Fern Britton: ‘There’s a lot of silly British humour about melons on The Big Allotment Challenge’

Fern Britton tells TV Times magazine why she couldn’t be happier hosting The Big Allotment Challenge (BBC2, Tuesday)…

Last time we spoke to you, you were twirling around the Strictly Come Dancing floor and now you’re in an allotment!
“I’d love to tell you I stroll around the allotments wearing a sequin G-string under my jeans, but no – just nice, big warm pants. And a vest! But don’t worry, I’ve still got my Strictly false eyelashes on!”

That’s good to know! What has presenting this show been like?
“We have a lot of fun. There’s plenty of silly British humour with jokes about ripe, plump and firm melons in melon week, for example. We half expected Sid James to pop up amongst the runner beans at times.”

We have The Great British Bake Off and The Great British Sewing Bee – do you mind The Big Allotment Challenge being compared to them?
“I take that as a huge compliment as they’re two cracking shows. And like them, our series has frightfully nice contestants that you care about. They’re decent people who aren’t trying to become famous or win a job working at Buckingham Palace – they’re doing it because they’re passionate about gardening, want to impress their mates and enjoy themselves.”

Do you think the show will do for allotment gardening what Bake Off’s done for baking?
“Why not? I think it could. I hope garden centres are rocking on Easter weekend after our first episode has aired. I don’t think people need to rush out and put their name on allotment waiting lists though, as you can grow so much at home in a dustbin, drainpipe or on a window sill, as viewers will see.”

What are the challenges in the show like?
“They are properly hard, but there’s no point playing a game that doesn’t stretch you. Finding three radishes that are identical in size, shape, colour and without blemish is really difficult because you can plant 100 seeds, but you don’t know what you’ll end up with.”

If you were to take part, how do you think you would do?
“I think I’d be OK at growing three matching blooms, although I’d be hopeless at making a flower arrangement. I like half a dozen daffs in a milk jug so making a formal bouquet would freak me out. As for the preserve-making…well, my mint jelly is excellent and every autumn I make crab apple and blackberry jelly from our garden.”

How did it feel wearing wellies instead of heels on TV?
“All my telly life has been in controlled studio environments with make-up ladies constantly powdering my nose and reapplying lipstick, so this was very relaxing. It was great wearing wellies instead of heels and if my hair blew all over the place it didn’t matter. The make-up lady did try with the hairspray but in the end said, “I give up!””

Have you learnt a lot while presenting the show, too?
“I’ve learnt such a lot making this series – it’s made me itch to get out in my own garden.
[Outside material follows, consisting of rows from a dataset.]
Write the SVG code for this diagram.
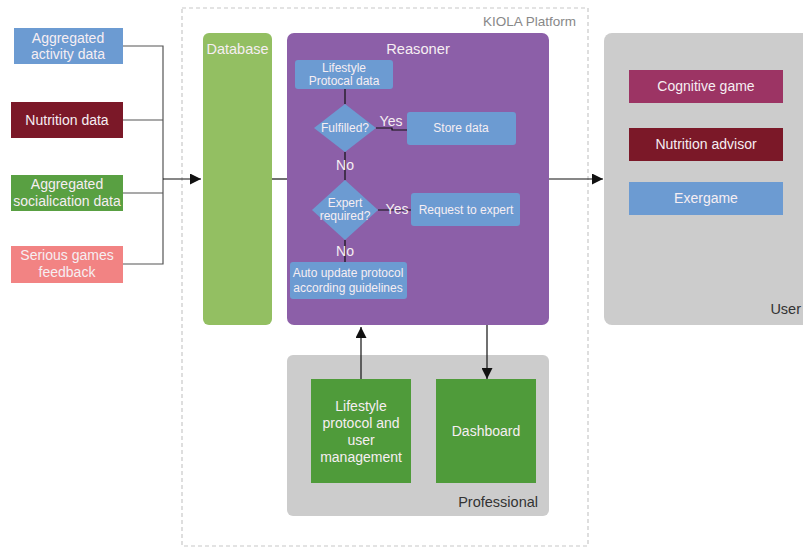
<svg xmlns="http://www.w3.org/2000/svg" width="803" height="548" viewBox="0 0 803 548">
<defs>
<marker id="ahb" viewBox="0 0 10 10" refX="10" refY="5" markerWidth="11" markerHeight="11" markerUnits="userSpaceOnUse" orient="auto">
<path d="M0,0 L10,5 L0,10 z" fill="#111"/>
</marker>
</defs>
<style>
text{font-family:"Liberation Sans",Arial,sans-serif;}
.lt{fill:#f6eef2;font-size:14px;text-anchor:middle;}
.st{fill:#f6eef2;font-size:12px;text-anchor:middle;}
.dk{fill:#333;font-size:14.5px;text-anchor:end;}
.ln{stroke:#555;stroke-width:1.2;fill:none;}
.bl{stroke:#111;stroke-width:1.2;fill:none;}
.blue{fill:#6c9bd2;}
</style>
<rect width="803" height="548" fill="#fff"/>
<g id="kiola">
<rect x="182" y="8" width="406" height="538" fill="none" stroke="#c8c8c8" stroke-width="1.2" stroke-dasharray="4,3"/>
<text x="576" y="26" font-size="13.5" fill="#888" text-anchor="end">KIOLA Platform</text>
</g>
<g id="user">
<rect x="604" y="33" width="210" height="292" rx="8" fill="#cccccc"/>
<text class="dk" x="801" y="314">User</text>
</g>
<g id="professional">
<rect x="287" y="355" width="262" height="161" rx="6" fill="#cccccc"/>
<text class="dk" x="538" y="507">Professional</text>
</g>
<g id="database">
<rect x="203" y="33" width="69" height="292" rx="6" fill="#93bf62"/>
<text x="237.5" y="54" font-size="14.5" fill="#f6eef2" text-anchor="middle">Database</text>
</g>
<g id="reasoner">
<rect x="287" y="33" width="262" height="292" rx="7" fill="#8c5fa8"/>
<text x="418" y="54" font-size="14.7" fill="#f6eef2" text-anchor="middle">Reasoner</text>
</g>
<g id="connectors">
<polyline class="ln" points="123,46 163,46 163,264 123,264"/>
<line class="ln" x1="123" y1="120" x2="163" y2="120"/>
<line class="ln" x1="123" y1="193" x2="163" y2="193"/>
<line class="bl" x1="163" y1="179" x2="201" y2="179" marker-end="url(#ahb)"/>
<line class="bl" x1="272" y1="179" x2="287" y2="179"/>
<line class="bl" x1="549" y1="179" x2="603" y2="179" marker-end="url(#ahb)"/>
<line class="bl" x1="361" y1="379" x2="361" y2="327" marker-end="url(#ahb)"/>
<line class="bl" x1="487" y1="325" x2="487" y2="379" marker-end="url(#ahb)"/>
<line class="bl" x1="345" y1="89" x2="345" y2="104"/>
<line class="bl" x1="345" y1="152" x2="345" y2="180"/>
<line class="bl" x1="345" y1="240" x2="345" y2="262"/>
<polyline class="bl" points="376,128 392,128 392,130 407,130"/>
<line class="bl" x1="378" y1="210" x2="411" y2="210"/>
</g>
<g id="n-activity">
<rect x="14" y="28" width="109" height="36" fill="#6c9bd2"/>
<text class="lt" x="68" y="43">Aggregated</text>
<text class="lt" x="68" y="59">activity data</text>
</g>
<g id="n-nutrition">
<rect x="11" y="102" width="112" height="36" fill="#7b1828"/>
<text class="lt" x="67" y="125">Nutrition data</text>
</g>
<g id="n-social">
<rect x="11" y="175" width="112" height="36" fill="#59a042"/>
<text class="lt" x="67" y="189">Aggregated</text>
<text class="lt" x="67" y="206">socialication data</text>
</g>
<g id="n-serious">
<rect x="11" y="246" width="112" height="37" fill="#f28383"/>
<text class="lt" x="67" y="260">Serious games</text>
<text class="lt" x="67" y="277">feedback</text>
</g>
<g id="n-lifestyle-data">
<rect x="295" y="60" width="98" height="29" rx="3" class="blue"/>
<text class="st" x="344" y="72">Lifestyle</text>
<text class="st" x="344" y="85">Protocal data</text>
</g>
<g id="n-fulfilled">
<polygon points="345,104 376,128 345,152 314,128" class="blue"/>
<text class="st" x="345" y="132">Fulfilled?</text>
<text class="lt" x="391" y="126">Yes</text>
</g>
<g id="n-store">
<rect x="407" y="112" width="109" height="33" rx="3" class="blue"/>
<text class="st" x="461" y="132">Store data</text>
</g>
<text class="lt" x="345" y="170">No</text>
<g id="n-expert">
<polygon points="345,180 378,210 345,240 312,210" class="blue"/>
<text class="st" x="345" y="207">Expert</text>
<text class="st" x="345" y="220">required?</text>
<text class="lt" x="397" y="214">Yes</text>
</g>
<g id="n-request">
<rect x="411" y="193" width="109" height="33" rx="3" class="blue"/>
<text class="st" x="466" y="214">Request to expert</text>
</g>
<text class="lt" x="345" y="256">No</text>
<g id="n-auto">
<rect x="290" y="262" width="117" height="37" rx="3" class="blue"/>
<text class="st" x="348" y="277">Auto update protocol</text>
<text class="st" x="348" y="292">according guidelines</text>
</g>
<g id="n-lifestyle-mgmt">
<rect x="311" y="379" width="100" height="104" fill="#4f9b3a"/>
<text class="lt" x="361" y="411">Lifestyle</text>
<text class="lt" x="361" y="428">protocol and</text>
<text class="lt" x="361" y="445">user</text>
<text class="lt" x="361" y="462">management</text>
</g>
<g id="n-dashboard">
<rect x="436" y="379" width="100" height="104" fill="#4f9b3a"/>
<text class="lt" x="486" y="436">Dashboard</text>
</g>
<g id="n-cognitive">
<rect x="629" y="70" width="154" height="33" fill="#9c3464"/>
<text class="lt" x="706" y="91">Cognitive game</text>
</g>
<g id="n-advisor">
<rect x="629" y="128" width="154" height="33" fill="#7b1828"/>
<text class="lt" x="706" y="149">Nutrition advisor</text>
</g>
<g id="n-exergame">
<rect x="629" y="182" width="154" height="33" fill="#6c9bd2"/>
<text class="lt" x="706" y="203">Exergame</text>
</g>
</svg>
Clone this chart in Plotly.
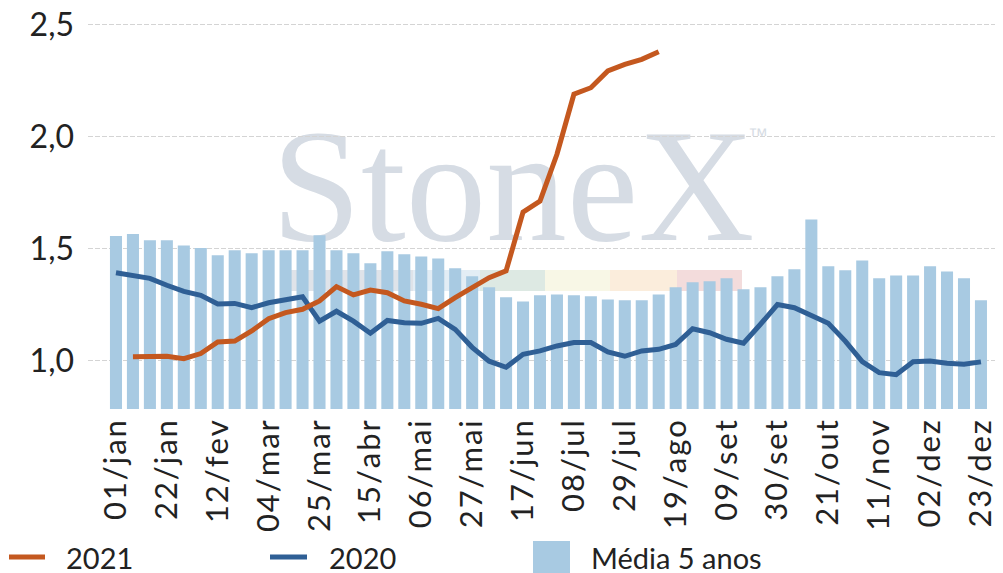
import plotly.graph_objects as go

# ---------------- data ----------------
tick_labels = ["01/jan", "22/jan", "12/fev", "04/mar", "25/mar", "15/abr", "06/mai",
               "27/mai", "17/jun", "08/jul", "29/jul", "19/ago", "09/set", "30/set",
               "21/out", "11/nov", "02/dez", "23/dez"]

media_5_anos = [1.555, 1.564, 1.536, 1.536, 1.513, 1.501, 1.469, 1.491, 1.478, 1.491,
                1.491, 1.491, 1.558, 1.491, 1.478, 1.433, 1.487, 1.473, 1.464, 1.455,
                1.411, 1.375, 1.326, 1.281, 1.263, 1.290, 1.294, 1.290, 1.286, 1.272,
                1.268, 1.268, 1.294, 1.326, 1.348, 1.353, 1.366, 1.317, 1.326, 1.375,
                1.406, 1.629, 1.420, 1.402, 1.446, 1.366, 1.379, 1.379, 1.420, 1.397,
                1.366, 1.268]

ano_2020 = [1.391, 1.376, 1.366, 1.335, 1.308, 1.290, 1.251, 1.254, 1.235, 1.257,
            1.269, 1.284, 1.175, 1.219, 1.175, 1.121, 1.178, 1.168, 1.165, 1.187,
            1.138, 1.058, 0.996, 0.969, 1.027, 1.042, 1.064, 1.079, 1.079, 1.037,
            1.018, 1.042, 1.049, 1.071, 1.141, 1.123, 1.094, 1.076, 1.161, 1.249,
            1.235, 1.198, 1.165, 1.086, 0.994, 0.945, 0.936, 0.994, 0.997, 0.987,
            0.982, 0.993]

ano_2021 = [None, 1.016, 1.018, 1.018, 1.007, 1.030, 1.082, 1.086, 1.131, 1.186,
            1.213, 1.228, 1.265, 1.329, 1.292, 1.314, 1.302, 1.265, 1.250, 1.231,
            1.280, 1.324, 1.369, 1.399, 1.662, 1.711, 1.920, 2.188, 2.217, 2.292,
            2.321, 2.344, 2.378]

# ---------------- style ----------------
C_BAR = "#a8cae2"
C_2021 = "#c4581f"
C_2020 = "#2f5f95"
FONT = "Lato, 'Noto Sans', sans-serif"
OFF = 8                      # page body margin of the html page
W, H = 1003 - OFF, 573 - OFF
PL, PT, PB = 88, 10, 409     # plot area edges in screen pixels
ML, MR, MT, MB = PL - OFF, 0, PT - OFF, H - (PB - OFF)
PW, PH = W - ML - MR, H - MT - MB


def px(x):
    return (x - PL) / PW


def py(y):
    return (PB - y) / PH


HS = "\u200a"
spaced_labels = [HS.join(t) for t in tick_labels]

weeks = list(range(len(media_5_anos)))

fig = go.Figure()
fig.add_trace(go.Bar(x=weeks, y=media_5_anos, marker=dict(color=C_BAR, line=dict(width=0)),
                     name="Média 5 anos", showlegend=False))
fig.add_trace(go.Scatter(x=weeks, y=ano_2020, mode="lines", name="2020",
                         line=dict(color=C_2020, width=5), showlegend=False))
fig.add_trace(go.Scatter(x=weeks[:len(ano_2021)], y=ano_2021, mode="lines", name="2021",
                         line=dict(color=C_2021, width=5), showlegend=False))

shapes = []
# watermark bands (below grid)
bands = [(290, 413, "#dfe3e9"), (413, 480, "#e3edf5"), (480, 545, "#dde9e3"),
         (545, 610, "#f8f7e6"), (610, 677, "#fbeddc"), (677, 742, "#f3dcdc")]
for x0, x1, c in bands:
    shapes.append(dict(type="rect", xref="paper", yref="paper", x0=px(x0), x1=px(x1),
                       y0=py(291), y1=py(270), fillcolor=c, line=dict(width=0), layer="below"))
# watermark text
shapes.append(dict(type="rect", xref="paper", yref="paper", x0=px(283), x1=px(743),
                   y0=py(244), y1=py(92), line=dict(width=0), fillcolor="rgba(0,0,0,0)",
                   layer="below",
                   label=dict(text="StoneX", font=dict(family="'Liberation Serif', serif",
                                                       size=161, color="#d6dce4"),
                              textposition="middle center")))
shapes.append(dict(type="rect", xref="paper", yref="paper", x0=px(746), x1=px(770),
                   y0=py(142), y1=py(124), line=dict(width=0), fillcolor="rgba(0,0,0,0)",
                   layer="below",
                   label=dict(text="™", font=dict(family="'Liberation Sans', sans-serif",
                                                  size=20, color="#d6dce4"),
                              textposition="middle center")))

# manual legend
LY = 557
shapes.append(dict(type="line", xref="paper", yref="paper", x0=px(9), x1=px(45),
                   y0=py(LY), y1=py(LY), line=dict(color=C_2021, width=5)))
shapes.append(dict(type="line", xref="paper", yref="paper", x0=px(270), x1=px(307),
                   y0=py(LY), y1=py(LY), line=dict(color=C_2020, width=5)))
shapes.append(dict(type="rect", xref="paper", yref="paper", x0=px(533), x1=px(570),
                   y0=py(576), y1=py(541), fillcolor=C_BAR, line=dict(width=0)))

annotations = []
for xx, t in [(64, "2021"), (327, "2020"), (589, "Média 5 anos")]:
    annotations.append(dict(xref="paper", yref="paper", x=px(xx), y=py(LY), text=t,
                            showarrow=False, xanchor="left", yanchor="middle",
                            height=28, valign="middle",
                            font=dict(family=FONT, size=29, color="#222222")))

fig.update_layout(
    width=W, height=H,
    margin=dict(l=ML, r=MR, t=MT, b=MB, autoexpand=False),
    paper_bgcolor="white", plot_bgcolor="white",
    separators=",.",
    bargap=0.29,
    showlegend=False,
    shapes=shapes,
    annotations=annotations,
    xaxis=dict(range=[-1.65, 52.3], tickmode="array",
               tickvals=weeks[::3], ticktext=spaced_labels,
               tickangle=-90, showgrid=False, zeroline=False, showline=False,
               ticks="", ticklabelstandoff=4, automargin=False,
               ticklabeloverflow="allow",
               tickfont=dict(family=FONT, size=31, color="#222222")),
    yaxis=dict(range=[0.7826, 2.564], tickvals=[1.0, 1.5, 2.0, 2.5], tickformat=".1f",
               showgrid=True, gridcolor="#d4d4d4", gridwidth=1, griddash="5px,2px",
               zeroline=False, showline=False, ticks="", ticklabelstandoff=13,
               automargin=False, ticklabeloverflow="allow",
               tickfont=dict(family=FONT, size=32, color="#222222")),
)

fig.write_html("out.html")
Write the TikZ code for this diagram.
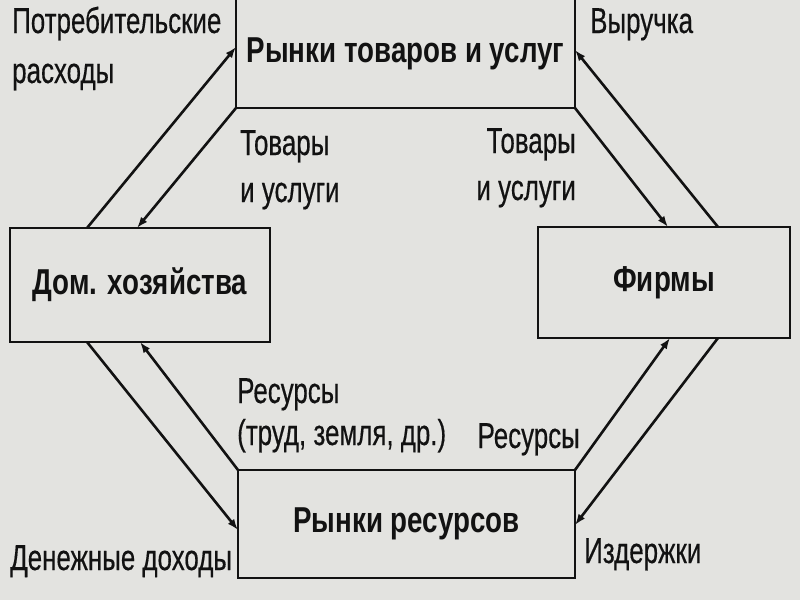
\documentclass[tikz,border=0pt]{standalone}
\usepackage{fontspec}
\setmainfont{Liberation Sans}[FakeStretch=0.72,FakeBold=0.4]
\newfontfamily\boxfont{Liberation Sans}[FakeStretch=0.77]
\usetikzlibrary{arrows.meta,calc}
\definecolor{paper}{RGB}{227,227,224}
\definecolor{ink}{RGB}{18,18,18}
\begin{document}
\begin{tikzpicture}[x=1pt,y=-1pt,
  box/.style={draw=ink, line width=2.9pt, fill=paper, inner sep=0pt, outer sep=0pt,
    font=\boxfont\fontsize{36}{40}\selectfont\bfseries, text=ink},
  lab/.style={inner sep=0pt, font=\fontsize{36}{47}\selectfont, text=ink, align=left},
  labr/.style={lab, align=right},
  flow/.style={draw=ink, line width=2.6pt, -{Latex[length=11pt,width=8pt]}}]
\fill[paper] (0,0) rectangle (800,600);
\useasboundingbox (0,0) rectangle (800,600);

\node[box, minimum width=339pt, minimum height=109pt] (T) at (405.5,53.5) {Рынки товаров и услуг};
\node[box, minimum width=260pt, minimum height=114pt] (L) at (140,285) {Дом. хозяйства};
\node[box, minimum width=252pt, minimum height=111pt] (R) at (664,282.5) {Фирмы};
\node[box, minimum width=337pt, minimum height=108pt] (B) at (406.5,524) {Рынки ресурсов};

\draw[flow] ($(L.north west)+(77,0)$) -- ($(T.north west)+(0,48)$);
\draw[flow] (T.south west) -- ($(L.north west)+(127,0)$);
\draw[flow] ($(R.north west)+(180,0)$) -- ($(T.north east)+(0,51)$);
\draw[flow] (T.south east) -- ($(R.north west)+(130,0)$);
\draw[flow] ($(L.south west)+(77,0)$) -- ($(B.north west)+(0,60)$);
\draw[flow] (B.north west) -- ($(L.south west)+(130,0)$);
\draw[flow] (B.north east) -- ($(R.south west)+(132,0)$);
\draw[flow] ($(R.south west)+(180,0)$) -- ($(B.north east)+(0,55)$);

\node[lab, anchor=base west] (l1) at (12,83) {Потребительские\\[3pt]расходы};
\node[lab, anchor=base west] (l2) at (590,33) {Выручка};
\node[lab, anchor=base west] (l3) at (240,202) {Товары\\и услуги};
\node[labr, anchor=base east] (l4) at (576,200) {Товары\\и услуги};
\node[lab, anchor=base west] (l5) at (237,445) {Ресурсы\\[-5pt](труд, земля, др.)};
\node[lab, anchor=base east] (l6) at (580,448) {Ресурсы};
\node[lab, anchor=base west] (l7) at (10,570) {Денежные доходы};
\node[lab, anchor=base west] (l8) at (584,563) {Издержки};
\end{tikzpicture}
\end{document}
I’ve got four allotment-style beds which I fill with sweet peas, cosmos and roses – although I’m not too good growing roses. I’ve fallen hopelessly in love with zinnias making this series so I’ve been sowing those like crazy. I’ve dug out my beds and plan to have runner beans, peas, lettuce, aubergines and tomatoes and also, thanks to the show, I’m trying onions!”

Is this a dream job for you?
“Oh it is, I’ve been gardening since I was toddler. It’s always been in me. And since I left This Morning, I’ve had the time to indulge my gardening passion.”

Do you miss the buzz and excitement of daily live TV?
“I loved it, but after 30-odd years I wouldn’t necessarily want to do it again five days a week. I have a really wonderful life now which revolves around my husband and the children, writing, cycling, gardening and the odd bit of filming.”